Production on the second season of Starz's American Gods has found itself mired in controversy once again, with showrunner/writer Jesse Alexander reportedly being asked a month ago to stop working on the series adaptation of author/executive producer Neil Gaiman's famed novel. According to exclusive reporting from The Hollywood Reporter based on numerous sources, while the word "fired" has not been used by Starz, Fremantle, or Alexander's representatives, he has effectively been "fired but not fired": not replaced, but removed from every aspect of production.
"We are all working very hard to make American Gods the series that its fans want and deserve." – Jesse Alexander
Sources in the THR report also make the following claims:
● Alexander had submitted multiple drafts of the second season finale, but executives at both Starz and Fremantle rejected the reportedly first six drafts, with a seventh draft in consideration. The script delays and other issues have caused production to be six weeks behind schedule, with the cast not receiving a season finale script because "there is no script." Members of the crew who've received portions of the script are hesitant to move forward – fearing extensive changes still to come – so time has been spent filming pickups and reshoots of earlier episodes.
● Sources say that the departure of American Gods executive producer and Fremantle executive Stefanie Berk was a factor in the cooling relationship between Starz and Fremantle. Having brought the series to the cable network after plans with HBO fell through, Burke was viewed as the one responsible for keeping the peace within and around the series.
● Sources also reported that Fremantle – who has an overall deal with the author – gave Gaiman a strong level of creative control during second season production. Gaiman co-wrote the second-season premiere and offered guidance in creative decisions and directions, but has not been a regular physical presence around the production offices or set due to other responsibilities (Good Omens).
"American Gods has a deep and complex mythology and a unique visual style that makes this series one of the most ambitious productions on television, and one that we remain committed to delivering for our audience. We are confident that when the fans get their first look at season two in just a few weeks at New York Comic-Con, they will agree it was worth the wait." – Starz
● Alexander was the day-to-day showrunner, with sources agreeing that he appeared to have Gaiman's approval – though they also state that several other candidates turned down the job before Alexander was approached.

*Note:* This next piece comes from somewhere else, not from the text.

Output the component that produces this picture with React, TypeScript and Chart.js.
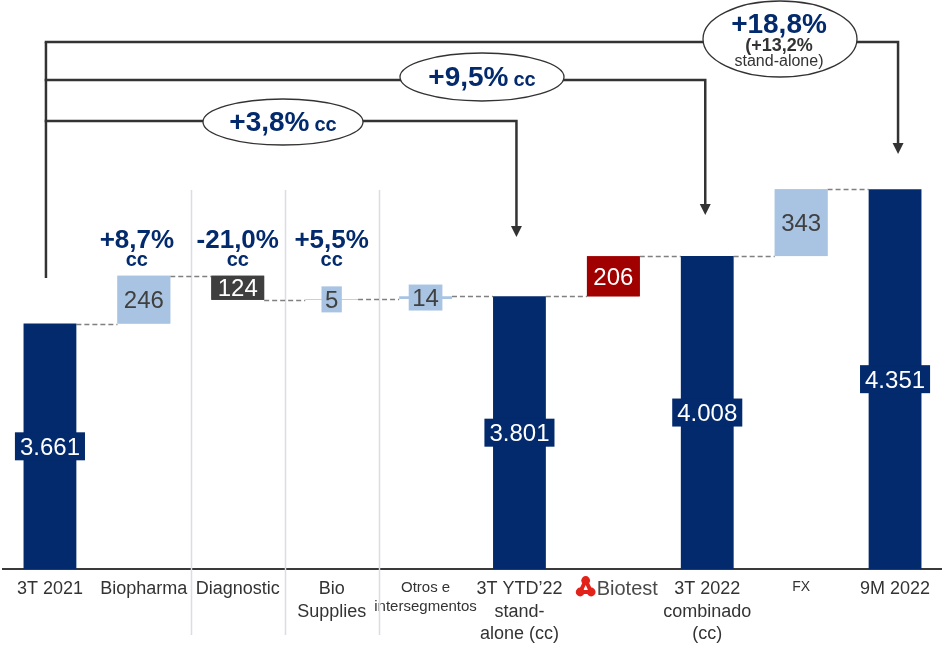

The new showrunner's vision for the series didn't seem to work for several members of the cast, as well as creative and executives looking for more of a consistant vision with the previous season.
● Alexander was seen as a good choice for both Fremantle and Gaiman, with his vision for the series being seen as being more in line with the novel. Insiders say that Alexander was also seen as someone the studio could have a stronger level of influence over than they could with Bryan Fuller and Michael Green.
● If Gaiman was involved in or was notified of the decision to remove Alexander is still unclear, though sources in the report doubt Fremantle would have made such an important move without at least his knowledge if not his blessing.
● Reportedly, script problems began at the first table read and only got worse: season two scripts were being rewritten on the set in what was viewed as attempt to maintain the show's vision. American Gods star Orlando Jones (Mr. Nancy) was formally brought on board as a writer after Ian McShane (Mr. Wednesday) and several other actors stopped working on their dialogue and to keep from having actors violate Writers Guild of America (WGA) union rules.
● As Alexander and McShane engaged in "screaming matches," writers were reportedly coming to set with hand-written notebook page script rewrites to work from.
● While Fremantle and Gaiman may have supported Alexander's move back towards the source material, Starz was said to be less than impressed with what they viewed was the showrunner's "conventional direction" and were expecting something more in tune with Fuller and Green's vibe.
"We stand by our network partner's statement and share in their confidence that season two will exceed expectations. Our cast and crew are extremely passionate about the show and have delivered something that remains loyal to the source material and true to the creative vision of Neil Gaiman. We think fans will feel the same when we share a first look at New York Comic-Con in a few weeks." – Fremantle
● After the departure of a writer who was promoted to the vacant showrunner position, producing director Chris Byrne and line producer Lisa Kussner are temporarily heading prodcution.
● Even with a hiatus called to get production under control, reshoots have been ongoing as network executives are described as being unhappy with a number of season 2 episodes, describing them as looking "cheap." The season's third and fourth episodes were noted as being particularly problematic and requiring major retooling.
● While Fuller and Green's departure after the first season was said to have been fueled by serious budget disagreements, it appears the second season budget has outpaced it – except this time, according to one source, in an effort to fix what was already filmed: "Now they're spending to spice up what was flat on the page."